Medical Verdicts

Colon cancer screening comes too late . . . A drug reaction with lasting consequences . . . More

Author and Disclosure Information

The cases in this column are selected by the editors of The Journal of Family Practice from Medical Malpractice: Verdicts, Settlements & Experts, with permission of the editor, Lewis Laska ( The information about the cases presented here is sometimes incomplete; pertinent details of a given situation therefore may be unavailable. Moreover, the cases may or may not have merit. Nevertheless, these cases represent the types of clinical situations that typically result in litigation.


Colon cancer screening comes too late

AFTER 14 YEARS OF TREATMENT by her physician, a 73-year-old woman with a medical history that included chronic obstructive pulmonary disease and major depression underwent her first colonoscopy. It revealed colon cancer. The patient died about a year and a half later.

PLAINTIFF’S CLAIM No information about the plaintiff’s claim is available.

THE DEFENSE The physician claimed that the patient had declined his recommendations for colon cancer screening many times and that she had failed to return stool samples from a home test kit he had given her. The physician’s medical records, which began in 2001, didn’t reflect his screening recommendations. Earlier records had been destroyed in 2007 in accordance with office policy.

VERDICT $500,000 Massachusetts settlement.

COMMENT Do you routinely document refusal of preventive services by your patients? If not, you, too, may fall victim to a plaintiff’s attorney!

A drug reaction with lasting consequences

AN ALLERGIC REACTION to trimethoprim/ sulfamethoxazole caused skin changes in a 44-year-old woman. Nevertheless, her physician prescribed another regimen of the drug 4 years later. This time, the patient had a full-blown allergic reaction, characterized by red, scaly, weepy skin and elevated liver enzymes, among other symptoms.

After several emergency department visits and a hospital admission, the patient was transferred to the burn unit of a regional medical center, with a presumed diagnosis of Stevens-Johnson syndrome (SJS). After evaluating the patient, however, the director of the burn unit concluded that her symptoms were not severe enough to be SJS; he attributed them to a simple drug reaction and had the patient moved to a medical/surgical floor.

At some point, she developed peripheral sensory neuropathy in her hands and feet. The parties involved disagreed about when the neuropathy began and what caused it.

PLAINTIFF’S CLAIM The patient should not have been transferred to the medical/surgical unit; the higher level of care provided on the burn unit would have prevented the peripheral neuropathy.
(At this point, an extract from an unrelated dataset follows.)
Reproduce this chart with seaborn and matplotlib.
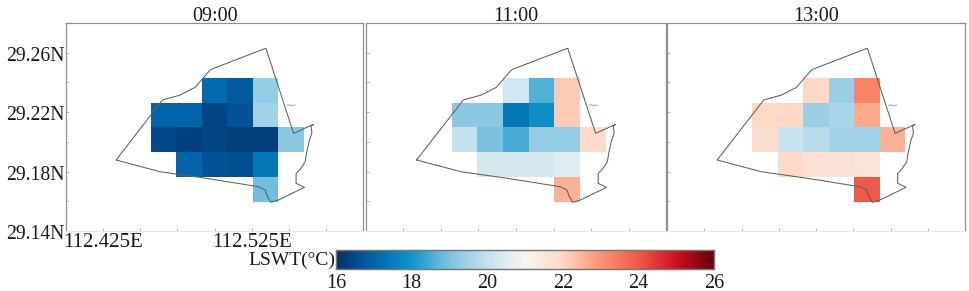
import numpy as np
import pandas as pd
import matplotlib
matplotlib.use("Agg")
import matplotlib.pyplot as plt
from matplotlib.colors import LinearSegmentedColormap
from matplotlib.transforms import ScaledTranslation
import seaborn as sns

sns.set_theme(style="white")
plt.rcParams['font.family'] = ['Liberation Serif', 'DejaVu Sans']

n = np.nan
# rows run north to south, columns west to east
lswt_0900 = [[n, n, 17.1, 16.8, 19.3, n],
             [17.0, 17.0, 16.4, 16.7, 19.5, n],
             [16.5, 16.3, 16.4, 16.3, 16.3, 19.2],
             [n, 17.0, 16.7, 16.6, 17.4, n],
             [n, n, n, n, 18.9, n]]
lswt_1100 = [[n, n, 20.2, 18.6, 22.2, n],
             [19.2, 19.2, 17.4, 17.9, 22.2, n],
             [20.0, 19.0, 18.5, 19.3, 19.3, 21.9],
             [n, 20.3, 20.3, 20.3, 20.5, n],
             [n, n, n, n, 22.6, n]]
lswt_1300 = [[n, n, 22.0, 19.4, 23.3, n],
             [22.0, 22.0, 19.4, 19.6, 22.7, n],
             [21.8, 20.1, 19.8, 19.5, 19.5, 22.6],
             [n, 21.9, 21.7, 21.7, 21.6, n],
             [n, n, n, n, 24.0, n]]
panel_titles = ["09:00", "11:00", "13:00"]

# grid cell layout in degrees
lon_origin, lon_step = 112.4572, 0.01710
lat_origin, lat_step = 29.1597, 0.01667

boundary_lon = [112.4337, 112.4649, 112.4768, 112.4869, 112.4965, 112.4981, 112.5345, 112.5531,
                112.5664, 112.5649, 112.5654, 112.5638, 112.5620, 112.5609, 112.5575, 112.5548,
                112.5548, 112.5604, 112.5430, 112.5378, 112.5352, 112.5340, 112.5295, 112.4947,
                112.4633, 112.4337]
boundary_lat = [29.1878, 29.2282, 29.2315, 29.2367, 29.2479, 29.2490, 29.2630, 29.2057,
                29.2118, 29.2107, 29.2058, 29.2012, 29.1934, 29.1866, 29.1815, 29.1788,
                29.1721, 29.1694, 29.1609, 29.1593, 29.1640, 29.1676, 29.1698, 29.1754,
                29.1799, 29.1878]
inlet_lon = [112.5486, 112.5505, 112.5522, 112.5542]
inlet_lat = [29.2246, 29.2249, 29.2245, 29.2248]

lon_ticks = [112.400, 112.425, 112.450, 112.475, 112.500, 112.525, 112.550, 112.575, 112.600]
lon_labels = ["", "112.425E", "", "", "", "112.525E", "", "", ""]
lat_ticks = [29.14, 29.16, 29.18, 29.20, 29.22, 29.24, 29.26]
lat_labels = ["29.14N", "", "29.18N", "", "29.22N", "", "29.26N"]
cbar_ticks = [16, 18, 20, 22, 24, 26]

cmap_levels = [16, 17, 18, 19, 20, 21, 22, 23, 24, 25, 26]
cmap_colors = ["#02306b", "#0065ab", "#0f95c8", "#7ec3e0", "#c5e1ee", "#f8f6f4",
               "#fdd8c5", "#fc9473", "#ee5a48", "#cf1020", "#67000d"]
cmap = LinearSegmentedColormap.from_list(
    "lswt", [((v - 16) / 10, c) for v, c in zip(cmap_levels, cmap_colors)], N=256)


def x_cell(lon):
    return (np.asarray(lon) - lon_origin) / lon_step


def y_cell(lat):
    return (np.asarray(lat) - lat_origin) / lat_step


W, H = 969, 291
fig = plt.figure(figsize=(W / 100, H / 100), dpi=100, facecolor="white")


def px_axes(x0, x1, y0, y1):
    return fig.add_axes([x0 / W, 1 - y1 / H, (x1 - x0) / W, (y1 - y0) / H])


boxes = [(66, 363.3), (366, 666), (667, 965)]
grey = "#8f8f8f"
text_color = "#1a1a1a"
cax = px_axes(336, 714, 250, 269)

for i, (vals, title, (x0, x1)) in enumerate(zip([lswt_0900, lswt_1100, lswt_1300], panel_titles, boxes)):
    ax = px_axes(x0, x1, 23, 231)
    df = pd.DataFrame(vals[::-1])
    sns.heatmap(df, ax=ax, cmap=cmap, vmin=16, vmax=26, linewidths=0,
                cbar=i == 0, cbar_ax=cax if i == 0 else None,
                cbar_kws={"orientation": "horizontal"} if i == 0 else None)
    ax.plot(x_cell(boundary_lon), y_cell(boundary_lat), color="#606060", lw=0.75)
    ax.plot(x_cell(inlet_lon), y_cell(inlet_lat), color="#777777", lw=0.5)
    ax.set_xlim(x_cell(112.4), x_cell(112.6))
    ax.set_ylim(y_cell(29.14), y_cell(29.28))
    ax.set_xticks(x_cell(lon_ticks))
    ax.set_yticks(y_cell(lat_ticks))
    ax.set_xticklabels(lon_labels if i == 0 else [""] * len(lon_ticks), rotation=0, fontsize=15, color=text_color)
    ax.set_yticklabels(lat_labels if i == 0 else [""] * len(lat_ticks), rotation=0, fontsize=14.2, color=text_color)
    ax.tick_params(axis="both", direction="in", length=2, width=0.6, color="#a8a8a8", bottom=True, left=True)
    ax.tick_params(axis="x", pad=1.5)
    ax.tick_params(axis="y", pad=1)
    shift = ScaledTranslation(0, -2.5 / 72, fig.dpi_scale_trans)
    for lab in ax.get_yticklabels():
        lab.set_transform(lab.get_transform() + shift)
    ax.set_xlabel("")
    ax.set_ylabel("")
    ax.set_title(title, fontsize=14.5, color=text_color, pad=1.5, y=1.0)
    for side, sp in ax.spines.items():
        sp.set_visible(True)
        sp.set_color("#e6e6e6" if side == "bottom" else grey)
        sp.set_linewidth(0.7 if side == "bottom" else 0.9)

cax.set_xticks(cbar_ticks)
cax.set_xticklabels([str(t) for t in cbar_ticks], fontsize=14.5, color=text_color)
cax.tick_params(axis="x", direction="in", length=2, width=0.6, color="#707070", pad=3.5, bottom=True)
for sp in cax.spines.values():
    sp.set_visible(True)
    sp.set_color("#777777")
    sp.set_linewidth(0.9)
fig.text(335 / W, 1 - 260 / H, "LSWT(°C)", ha="right", va="center", fontsize=14, color=text_color)

fig.savefig("out.png", dpi=100, facecolor="white")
The patient received inadequate nutrition, which contributed to her injuries.

THE DEFENSE Because the patient didn’t actually have SJS, the medical/surgical floor was the appropriate place to treat her. The patient received proper skin care and nutrition. The patient had complained of numbness and tingling in her hands and feet before she was hospitalized, indicating that the drug-related neuropathy had existed before admission to the regional facility.

VERDICT Defense verdict following confidential settlement with the physician who prescribed trimethoprim/sulfamethoxazole.

COMMENT When prescribing any antibiotic, always confirm that the patient isn’t allergic to it. Have your nurses and medical assistants help you maintain accurate medication and allergy lists in your office chart or electronic medical record.

A colonoscopy, then hepatitis C

AFTER UNDERGOING A COLONOSCOPY, a 44-year-old man was diagnosed with hepatitis C. He claimed that the infection had been transmitted by the anesthetic used during the procedure.

PLAINTIFF’S CLAIM The anesthesiologist drew the anesthetic from a multiple-dose vial that had been used during previous procedures; proper sterile techniques weren’t followed.

THE DEFENSE No information about the defense is available.

VERDICT $675,000 New York settlement.

COMMENT I thought this practice had stopped 20 years ago. Review your office procedures and make sure it doesn’t happen. Don’t use single-dose, single-use vials for more than one patient—ever.